Even TikTok has found its place in recruitment. Creative recruiters and employer branding teams use the platform to showcase workplace culture, explain benefits, or demystify application processes—all in bite-sized, relatable content.

The key to multi-platform engagement is authenticity. Each platform has its own rhythm, voice, and community norms. Content should be native to the platform—not copy-pasted. And it should reflect real employee voices and experiences, not just corporate messaging.

 

Chapter 5: Empowering Employee Advocacy and Leadership Influence

Your employees are the most credible and scalable advocates for your employer brand. When they share their experiences, celebrate team wins, or speak about their work, it resonates in ways no branded campaign ever can.

Creating a culture of advocacy requires more than asking people to post on LinkedIn. It begins with trust—employees must feel proud of where they work and safe to speak honestly. Then, it requires enablement. Toolkits, content calendars, branded visuals, hashtag strategies, and training sessions can all help employees feel confident in sharing stories that reflect the EVP.

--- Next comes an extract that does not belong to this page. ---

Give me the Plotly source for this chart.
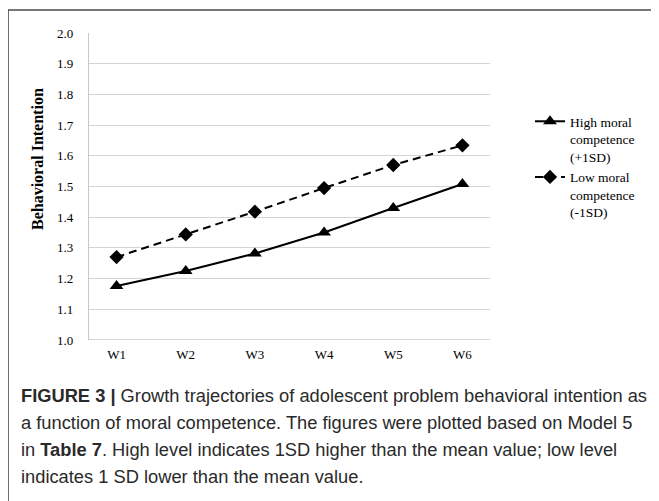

Leadership presence is equally critical. Senior leaders who post regularly about company values, employee achievements, and business milestones signal authenticity from the top. They also increase visibility for your brand in high-value networks.

Some organizations create formal programs—brand ambassador networks, content champions, or “social squads.” Others focus on making sharing simple, voluntary, and visible. The best results come when advocacy feels natural, not forced.

 

Chapter 6: Measuring Social Recruiting Impact

Strategic use of LinkedIn and social media must be tied to outcomes. That doesn’t mean chasing likes—it means tracking how engagement efforts translate into tangible recruiting and branding success.

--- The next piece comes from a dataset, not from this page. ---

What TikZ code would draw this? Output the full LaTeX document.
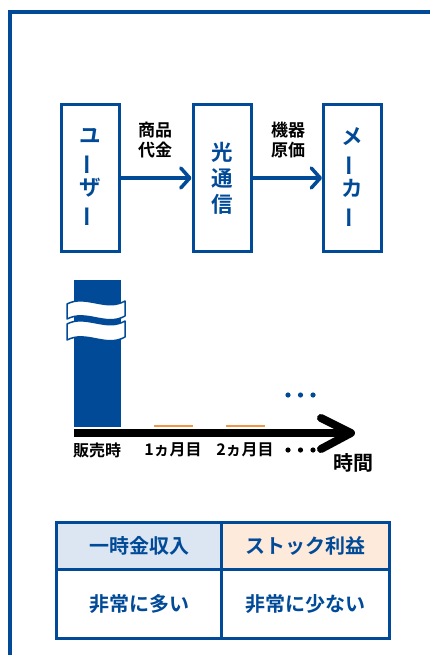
\documentclass[tikz,border=0pt]{standalone}
\usepackage{fontspec}
\setmainfont{Noto Sans CJK JP}[BoldFont={* Bold}]
\usetikzlibrary{arrows.meta,calc}
\definecolor{mainblue}{RGB}{0,74,152}
\definecolor{hdrblue}{RGB}{220,230,242}
\definecolor{hdrorange}{RGB}{253,234,218}
\definecolor{tickorange}{RGB}{240,150,70}
\newcommand{\vbar}{\rotatebox[origin=c]{90}{ー}}
\begin{document}
\begin{tikzpicture}[x=1pt,y=-1pt,
  box/.style={draw=mainblue,line width=3pt,minimum width=58pt,minimum height=147pt,inner sep=0pt,align=center,text=mainblue,font=\bfseries\fontsize{21.5}{26}\selectfont},
  flow/.style={draw=mainblue,line width=3.5pt,-{Straight Barb[length=9pt,width=20pt,line width=3.5pt,round]}},
  lbl/.style={align=center,inner sep=0pt,font=\bfseries\fontsize{17}{20}\selectfont},
  axlbl/.style={inner sep=0pt,font=\bfseries\fontsize{16}{18}\selectfont},
  cell/.style={draw=mainblue,line width=3pt,inner sep=0pt,anchor=north west,text=mainblue,font=\bfseries\fontsize{20}{22}\selectfont},
  band/.style={fill=white,draw=mainblue,line width=1.5pt,line join=round}
]
\useasboundingbox (0,0) rectangle (430,655);
\clip (0,0) rectangle (430,655);
% outer frame
\draw[mainblue,line width=4pt] (10,670) -- (10,12) -- (445,12);

% flow boxes
\node[box] (u) at (90.5,178) {ユ\\\vbar\\ザ\\\vbar};
\node[box] (k) at (222,178) {光\\通\\信};
\node[box] (m) at (352.5,178) {メ\\\vbar\\カ\\\vbar};
\draw[flow] (u.east) -- (k.west);
\draw[flow] (k.east) -- (m.west);
\node[lbl] (l1) at (155,140) {商品\\代金};
\node[lbl] (l2) at (288,140) {機器\\原価};

% bar with break
\fill[mainblue] (74,280) rectangle (121,427);
\draw[band] (67,304) .. controls (86,294) and (106,312) .. (125,301)
  -- (125,316) .. controls (106,327) and (86,309) .. (67,319) -- cycle;
\draw[band] (67,324) .. controls (86,314) and (106,332) .. (125,321)
  -- (125,337) .. controls (106,348) and (86,330) .. (67,340) -- cycle;

% small stock bars
\draw[tickorange,line width=1.8pt] (154,426) -- (193,426);
\draw[tickorange,line width=1.8pt] (226,426) -- (265,426);

% time axis
\coordinate (t0) at (74,433);
\coordinate (t1) at (351,433);
\draw[line width=8pt] (t0) -- (t1);
\draw[line width=8pt,line cap=round,line join=round] (321,418) -- (t1) -- (321,449);

% dots
\foreach \x in {288,300.5,313} {
  \fill[mainblue] (\x,395) circle (2.6pt);
  \fill[black] (\x,450) circle (2.6pt);
}

\node[axlbl] (s0) at (97,450) {販売時};
\node[axlbl] (s1) at (173,450) {1ヵ月目};
\node[axlbl] (s2) at (245,450) {2ヵ月目};
\node[inner sep=0pt,font=\bfseries\fontsize{20}{22}\selectfont] (tl) at (353,463) {時間};

% table
\node[cell,fill=hdrblue,minimum width=165pt,minimum height=47pt] (h1) at (55,521) {一時金収入};
\node[cell,fill=hdrorange,minimum width=168pt,minimum height=47pt] (h2) at (220,521) {ストック利益};
\node[cell,fill=white,minimum width=165pt,minimum height=69pt] (b1) at (55,568) {非常に多い};
\node[cell,fill=white,minimum width=168pt,minimum height=69pt] (b2) at (220,568) {非常に少ない};
\end{tikzpicture}
\end{document}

Start with visibility. Are your content impressions, follower counts, and engagement rates increasing over time? Are candidates mentioning your social presence in interviews?

Then, look at pipeline metrics. How many sourced candidates are coming through social outreach? What is the conversion rate from social content views to applications? Are passive candidates reached via social channels progressing further into hiring pipelines?

Don’t overlook quality of hire. Candidates who were already engaged through social channels often onboard faster, perform better, and integrate more smoothly into culture.

Finally, use insights to evolve. Which posts resonate most? What messages earn responses? What channels yield the best hires for specific roles or functions? Build feedback loops from social analytics to your recruiting and employer branding strategies.

 

Conclusion: Social is the New Front Door of Talent Acquisition

In a world of transparency, speed, and personal connection, social media is no longer a nice-to-have in talent acquisition. It is the new front door to your company. It’s where first impressions form, where relationships begin, and where the employer brand comes to life in motion and story.

For HR and TA leaders, the opportunity is clear: use these platforms not to chase candidates, but to build community. Show up as human. Share what matters. Listen more than you speak. And make the experience of engaging with your brand something people remember—even before they apply.

The companies that win the future of talent will be the ones that stop marketing at people and start connecting with them.